What is needed: Reproduce the listing below exactly, beginning with its first line and ending with the line that holds "fig = go.Figure()"; pictures are not part of the copy.

Data lines:
>>>

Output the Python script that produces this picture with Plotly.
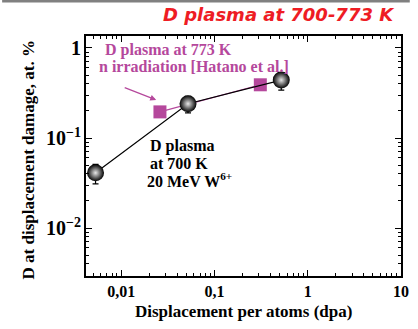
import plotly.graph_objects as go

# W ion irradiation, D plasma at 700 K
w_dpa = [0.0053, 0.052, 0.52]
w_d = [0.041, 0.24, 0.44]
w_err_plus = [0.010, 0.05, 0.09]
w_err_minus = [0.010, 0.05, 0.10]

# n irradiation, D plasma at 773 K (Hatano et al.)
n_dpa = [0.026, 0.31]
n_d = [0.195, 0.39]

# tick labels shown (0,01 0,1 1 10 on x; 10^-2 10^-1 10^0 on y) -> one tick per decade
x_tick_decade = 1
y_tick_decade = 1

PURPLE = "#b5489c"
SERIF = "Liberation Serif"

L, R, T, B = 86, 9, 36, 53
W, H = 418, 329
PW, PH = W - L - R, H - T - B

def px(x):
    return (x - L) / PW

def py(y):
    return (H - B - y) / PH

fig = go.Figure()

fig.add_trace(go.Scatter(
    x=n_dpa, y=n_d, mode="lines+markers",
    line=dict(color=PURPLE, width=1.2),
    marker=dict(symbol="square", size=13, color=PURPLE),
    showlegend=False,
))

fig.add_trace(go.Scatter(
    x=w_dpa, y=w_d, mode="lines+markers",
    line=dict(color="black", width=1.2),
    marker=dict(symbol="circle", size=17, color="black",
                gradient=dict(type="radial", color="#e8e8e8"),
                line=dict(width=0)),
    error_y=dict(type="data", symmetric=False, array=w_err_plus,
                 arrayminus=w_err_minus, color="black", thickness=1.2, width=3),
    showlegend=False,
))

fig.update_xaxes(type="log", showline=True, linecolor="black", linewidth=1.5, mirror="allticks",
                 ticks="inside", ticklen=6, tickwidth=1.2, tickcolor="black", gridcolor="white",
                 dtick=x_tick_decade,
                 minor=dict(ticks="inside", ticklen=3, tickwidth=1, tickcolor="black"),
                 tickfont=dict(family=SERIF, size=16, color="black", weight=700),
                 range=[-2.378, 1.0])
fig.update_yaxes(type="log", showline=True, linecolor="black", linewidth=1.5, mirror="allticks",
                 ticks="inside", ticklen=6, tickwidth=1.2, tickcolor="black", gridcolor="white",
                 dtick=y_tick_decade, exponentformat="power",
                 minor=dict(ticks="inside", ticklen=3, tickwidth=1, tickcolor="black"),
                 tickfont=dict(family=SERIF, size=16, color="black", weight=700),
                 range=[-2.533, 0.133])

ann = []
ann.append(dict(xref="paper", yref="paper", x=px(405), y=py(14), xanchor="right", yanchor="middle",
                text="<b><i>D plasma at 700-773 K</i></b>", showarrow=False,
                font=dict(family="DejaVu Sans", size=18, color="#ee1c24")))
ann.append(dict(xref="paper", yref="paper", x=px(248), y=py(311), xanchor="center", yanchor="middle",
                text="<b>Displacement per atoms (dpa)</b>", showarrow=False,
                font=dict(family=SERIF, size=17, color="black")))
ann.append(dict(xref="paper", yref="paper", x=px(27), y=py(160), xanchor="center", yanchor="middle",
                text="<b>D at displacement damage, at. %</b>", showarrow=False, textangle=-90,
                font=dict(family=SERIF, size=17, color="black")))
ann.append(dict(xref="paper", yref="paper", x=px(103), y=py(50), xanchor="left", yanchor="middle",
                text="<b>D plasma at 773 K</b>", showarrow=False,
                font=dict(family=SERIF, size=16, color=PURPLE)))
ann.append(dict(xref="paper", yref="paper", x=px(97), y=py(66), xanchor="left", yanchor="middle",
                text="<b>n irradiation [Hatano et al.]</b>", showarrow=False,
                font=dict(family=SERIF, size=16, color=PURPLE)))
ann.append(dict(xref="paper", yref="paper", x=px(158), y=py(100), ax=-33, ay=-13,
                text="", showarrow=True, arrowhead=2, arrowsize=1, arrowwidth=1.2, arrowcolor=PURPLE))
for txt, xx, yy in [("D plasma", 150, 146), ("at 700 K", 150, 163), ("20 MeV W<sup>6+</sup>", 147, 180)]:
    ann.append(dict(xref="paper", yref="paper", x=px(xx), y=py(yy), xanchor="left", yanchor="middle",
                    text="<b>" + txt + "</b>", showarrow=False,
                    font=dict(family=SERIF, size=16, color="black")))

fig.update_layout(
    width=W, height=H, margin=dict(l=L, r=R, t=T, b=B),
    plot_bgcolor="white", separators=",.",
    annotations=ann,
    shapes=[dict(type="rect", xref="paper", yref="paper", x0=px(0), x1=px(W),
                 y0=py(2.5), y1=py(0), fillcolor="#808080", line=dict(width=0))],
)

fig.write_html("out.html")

<<<

Exercise solution:
Output the Python script that produces this picture with Plotly.
import plotly.graph_objects as go

# W ion irradiation, D plasma at 700 K
w_dpa = [0.0053, 0.052, 0.52]
w_d = [0.041, 0.24, 0.44]
w_err_plus = [0.010, 0.05, 0.09]
w_err_minus = [0.010, 0.05, 0.10]

# n irradiation, D plasma at 773 K (Hatano et al.)
n_dpa = [0.026, 0.31]
n_d = [0.195, 0.39]

# tick labels shown (0,01 0,1 1 10 on x; 10^-2 10^-1 10^0 on y) -> one tick per decade
x_tick_decade = 1
y_tick_decade = 1

PURPLE = "#b5489c"
SERIF = "Liberation Serif"

L, R, T, B = 86, 9, 36, 53
W, H = 418, 329
PW, PH = W - L - R, H - T - B

def px(x):
    return (x - L) / PW

def py(y):
    return (H - B - y) / PH

fig = go.Figure()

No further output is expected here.